Este circuito enciende los LED´s desde el Nro 1 al Nro 10 en forma alternada. Dicho de otra manera, enciende el primer LED, luego lo apaga e inmediatamente enciende el segundo y así sucesivamente hasta el LED Nro 10 y el ciclo vuelve a comenzar.


----------



## Jos1957 (Ene 11, 2008)

Este circuito sí hace lo que estas buscando. El efecto del auto fantástico.
Acordate que el orden de las salidas del 4017 no son como aparecen en ese esquema sino que los siguientes: *3, 2, 4, 7, 10, 1, 5, 6, 9, 11.
*


----------



## zap (Ene 11, 2008)

gracias Jos1957 pero otra cosa que no entiendo. lo puedo hacer como te lo puse yo con 10 leds azules? es para mi bici vos que me decis y tampoco se muy bien la numeracion cuando compre el integrado tenia 8 pines de cada lado ese dice 0 1 2 3 4 5 6 7 8 9 10 de un lado y del otro EN y R y un triangulito ¿como se conecta eso?  gracias igual 8)     8)


----------



## Jos1957 (Ene 11, 2008)

Hola. Sí, lo podés hacer como tu primer circuito. 
El *PIN* identificado con la letra *R* es el *RESET* y corresponde al *PIN 15* Tenés que conectarlo a masa.
*EN* es el inhibidor de la entrada *CLOCK*. También lo tenés que conectar a masa.
El "triangulito" es el *PIN 14* y corresponde a la entrada del *CLOCK* (desde el 555)

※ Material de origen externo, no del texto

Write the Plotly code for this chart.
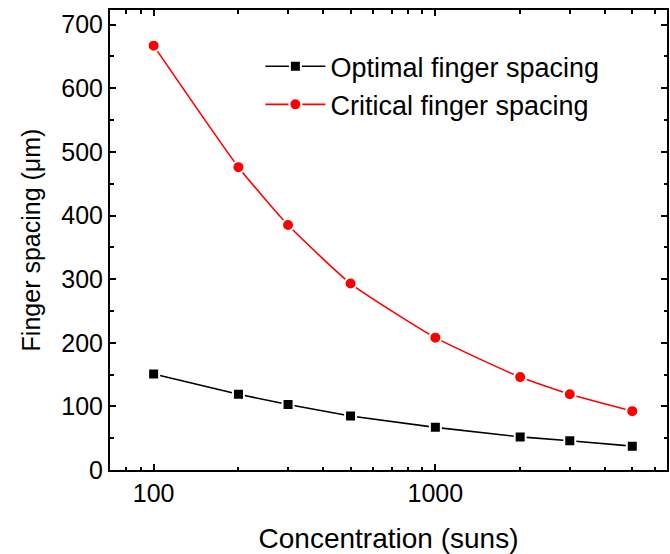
import numpy as np
import plotly.graph_objects as go

# Concentration levels (suns)
concentration = [100, 200, 300, 500, 1000, 2000, 3000, 5000]
# Finger spacing (um)
optimal_spacing = [151, 119, 103, 85, 67, 52, 46, 37.5]
critical_spacing = [667, 476, 385, 293, 208, 146, 119, 92.5]

x_ticks = [100, 1000]
x_minor = [70, 80, 90, 200, 300, 400, 500, 600, 700, 800, 900,
           2000, 3000, 4000, 5000, 6000]

FONT = "Liberation Sans, Arial, sans-serif"

fig = go.Figure()
fig.add_trace(go.Scatter(
    x=concentration, y=optimal_spacing, mode="lines+markers",
    name="Optimal finger spacing",
    line=dict(color="black", width=1.6),
    marker=dict(symbol="square", size=11, color="black",
                line=dict(color="white", width=2)),
))
fig.add_trace(go.Scatter(
    x=concentration, y=critical_spacing, mode="lines+markers",
    name="Critical finger spacing",
    line=dict(color="#ff0000", width=1.6, shape="spline", smoothing=0.5),
    marker=dict(symbol="circle", size=12, color="#ff0000",
                line=dict(color="white", width=2)),
))

axis_common = dict(
    showline=True, linecolor="black", linewidth=2, mirror="allticks",
    ticks="inside", ticklen=6, tickwidth=1.5, tickcolor="black",
    showgrid=False, zeroline=False,
    tickfont=dict(family=FONT, size=25, color="black"),
)

fig.update_xaxes(
    type="log", range=[np.log10(70), np.log10(6640)],
    tickmode="array", tickvals=x_ticks, ticktext=[str(v) for v in x_ticks],
    minor=dict(tickmode="array", tickvals=x_minor, ticks="inside",
               ticklen=3.5, tickwidth=1.5, tickcolor="black"),
    title=dict(text="Concentration (suns)",
               font=dict(family=FONT, size=28, color="black"), standoff=22),
    **axis_common,
)
fig.update_yaxes(
    range=[0, 723], tickmode="array", tickvals=list(range(0, 701, 100)),
    minor=dict(tickmode="array", tickvals=list(range(50, 701, 100)),
               ticks="inside", ticklen=3.5, tickwidth=1.5, tickcolor="black"),
    title=dict(text="Finger spacing (\u03bcm)",
               font=dict(family=FONT, size=25, color="black"), standoff=14),
    **axis_common,
)

fig.update_layout(
    width=670, height=554,
    margin=dict(l=110, r=1, t=10, b=84),
    paper_bgcolor="white", plot_bgcolor="white",
    font=dict(family=FONT, color="black"),
    legend=dict(
        x=0.27, y=0.93, xanchor="left", yanchor="top",
        bgcolor="rgba(0,0,0,0)", borderwidth=0,
        font=dict(family=FONT, size=27, color="black"),
        itemwidth=60, tracegroupgap=0,
    ),
)

fig.write_html("out.html")
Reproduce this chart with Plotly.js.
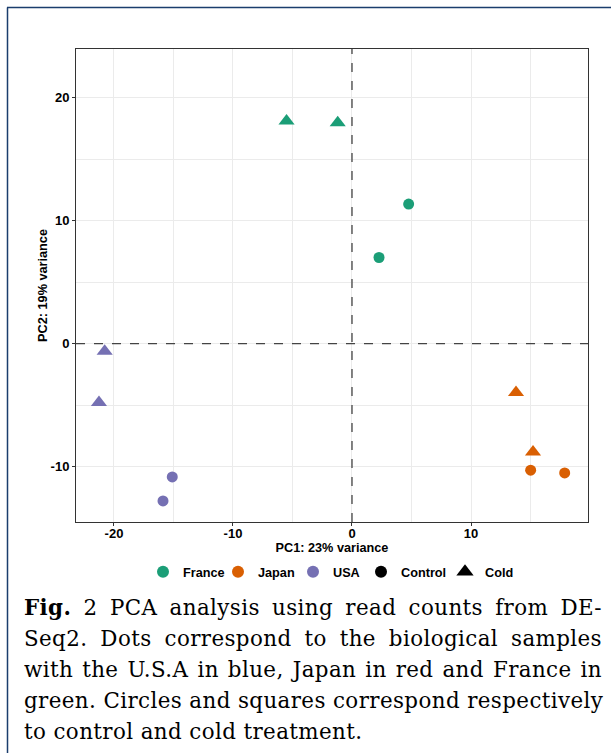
<!DOCTYPE html>
<html>
<head>
<meta charset="utf-8">
<script src="https://cdn.plot.ly/plotly-3.0.1.min.js"></script>
<style>
  html, body { margin: 0; padding: 0; background: #fff; }
  #chart { width: 611px; height: 753px; }
</style>
</head>
<body>
<div id="chart"></div>
<script>
// ---- data ----
const sampleCountry   = ['France','France','France','France','Japan','Japan','Japan','Japan','USA','USA','USA','USA'];
const sampleCondition = ['Cold','Cold','Control','Control','Cold','Cold','Control','Control','Cold','Cold','Control','Control'];
const pc1 = [-5.5, -1.2, 4.76, 2.27, 13.78, 15.21, 15.01, 17.87, -20.78, -21.26, -15.1, -15.88];
const pc2 = [18.1, 17.95, 11.34, 7.0, -3.97, -8.8, -10.28, -10.5, -0.62, -4.78, -10.83, -12.78];
const countries = ['France', 'Japan', 'USA'];
const conditions = ['Control', 'Cold'];
const countryColors = ['#1B9E77', '#D95F02', '#7570B3'];
const conditionSymbols = ['circle', 'triangle-up'];
const xTickVals = [-20, -10, 0, 10];
const xTickText = ['-20', '-10', '0', '10'];
const yTickVals = [-10, 0, 10, 20];
const yTickText = ['-10', '0', '10', '20'];
const xTitle = 'PC1: 23% variance';
const yTitle = 'PC2: 19% variance';
const captionLines = [
  '<b>Fig.</b> 2 PCA analysis using read counts from DE-',
  'Seq2. Dots correspond to the biological samples',
  'with the U.S.A in blue, Japan in red and France in',
  'green. Circles and squares correspond respectively',
  'to control and cold treatment.'
];

// ---- layout geometry ----
const W = 611, H = 753;
const M = {l: 76, r: 23, t: 49, b: 231};
const pw = W - M.l - M.r, ph = H - M.t - M.b;
const px2x = p => (p - M.l) / pw;
const py2y = p => (H - M.b - p) / ph;
// pixel x of each legend key symbol centre (France, Japan, USA, Control, Cold)
const legendKeyPx = [163, 238, 313, 381, 465];

const legendNames = ['legend', 'legend2', 'legend3', 'legend4', 'legend5'];

const traces = [];
countries.forEach((c, ci) => {
  conditions.forEach((cond, ki) => {
    const xs = [], ys = [];
    for (let i = 0; i < pc1.length; i++) {
      if (sampleCountry[i] === c && sampleCondition[i] === cond) { xs.push(pc1[i]); ys.push(pc2[i]); }
    }
    traces.push({
      type: 'scatter', mode: 'markers', x: xs, y: ys, showlegend: false,
      marker: {color: countryColors[ci], symbol: conditionSymbols[ki], size: ki === 0 ? 11 : 14,
               line: {width: 0}},
      hoverinfo: 'x+y'
    });
  });
});
// legend entries (each in its own legend box so spacing can follow the reference)
let li = 0;
countries.forEach((c, ci) => {
  traces.push({type: 'scatter', mode: 'markers', x: [null], y: [null], name: c, legend: legendNames[li++],
    marker: {color: countryColors[ci], symbol: 'circle', size: 12}});
});
conditions.forEach((cond, ki) => {
  traces.push({type: 'scatter', mode: 'markers', x: [null], y: [null], name: cond, legend: legendNames[li++],
    marker: {color: '#000', symbol: conditionSymbols[ki], size: ki === 0 ? 12 : 15}});
});

const sans = 'Liberation Sans, Arial, sans-serif';
const tickFont = {family: sans, size: 13, color: '#000', weight: 'bold'};
const axisCommon = {
  showline: true, mirror: true, linecolor: '#333', linewidth: 1,
  ticks: 'outside', ticklen: 3, tickcolor: '#333', tickwidth: 1,
  showgrid: true, gridcolor: '#EBEBEB', gridwidth: 1,
  zeroline: false, tickmode: 'array',
  minor: {dtick: 5, tick0: 0, showgrid: true, gridcolor: '#EBEBEB', gridwidth: 1, ticks: ''},
  tickfont: tickFont
};

const annotations = captionLines.map((t, i) => ({
  xref: 'paper', yref: 'paper', x: px2x(22), y: py2y(607 + i * 31),
  xanchor: 'left', yanchor: 'middle', align: 'left', showarrow: false,
  text: t, font: {family: 'DejaVu Serif, Liberation Serif, serif', size: 21.4, color: '#000'}
}));

const layout = {
  width: W, height: H,
  margin: M,
  paper_bgcolor: '#fff', plot_bgcolor: '#fff',
  xaxis: Object.assign({}, axisCommon, {range: [-23.19, 19.83], tickvals: xTickVals, ticktext: xTickText,
    ticklabelstandoff: -4,
    title: {text: xTitle, font: {family: sans, size: 12.7, color: '#000', weight: 'bold'}, standoff: 1}}),
  yaxis: Object.assign({}, axisCommon, {range: [-14.49, 23.94], tickvals: yTickVals, ticktext: yTickText,
    title: {text: yTitle, font: {family: sans, size: 12.7, color: '#000', weight: 'bold'}, standoff: 0}}),
  showlegend: true,
  shapes: [
    {type: 'line', xref: 'x', yref: 'paper', x0: 0, x1: 0, y0: 0, y1: 1, line: {color: '#444', width: 1.3, dash: 'dash'}},
    {type: 'line', xref: 'paper', yref: 'y', x0: 0, x1: 1, y0: 0, y1: 0, line: {color: '#444', width: 1.3, dash: 'dash'}},
    {type: 'line', xref: 'paper', yref: 'paper', x0: px2x(7.5), x1: px2x(7.5), y0: py2y(7.5), y1: py2y(760), line: {color: '#1B3D6D', width: 1.5}},
    {type: 'line', xref: 'paper', yref: 'paper', x0: px2x(7), x1: px2x(620), y0: py2y(7.5), y1: py2y(7.5), line: {color: '#1B3D6D', width: 1.5}}
  ],
  annotations: annotations
};
legendNames.forEach((ln, i) => {
  layout[ln] = {orientation: 'h', x: px2x(legendKeyPx[i] - 20), xanchor: 'left', y: py2y(572), yanchor: 'middle',
    font: {family: sans, size: 12.7, color: '#000', weight: 'bold'},
    itemwidth: 30, bgcolor: 'rgba(0,0,0,0)', borderwidth: 0};
});

Plotly.newPlot('chart', traces, layout, {displayModeBar: false, staticPlot: true}).then(() => {
  // slight letter spacing + justify caption lines (all but the last) to the text block width
  const targetWidth = 600 - 22;
  const texts = document.querySelectorAll('#chart .annotation-text');
  texts.forEach((el, i) => {
    el.style.letterSpacing = '0.4px';
    if (i >= captionLines.length - 1) return;
    const w = el.getBBox().width;
    const plain = el.textContent;
    const spaces = (plain.match(/ /g) || []).length;
    if (spaces > 0 && w < targetWidth) {
      el.style.wordSpacing = ((targetWidth - w) / spaces) + 'px';
    }
  });
});
</script>
</body>
</html>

El orden 0, 1, 2, 3, 4, 5, 6, 7, 8, 9 son los que te comenté mas arriba. (3, 2, 4, 7, 10, 1, 5, 6, 9, 11. )

El *PIN Nro 16* es la alimentación positiva y el *8* la masa. 

Suerte.


----------



## elaficionado (Ene 11, 2008)

Hola.

Aquí estan los terminales del 4017B, en configuración de contador hasta 10.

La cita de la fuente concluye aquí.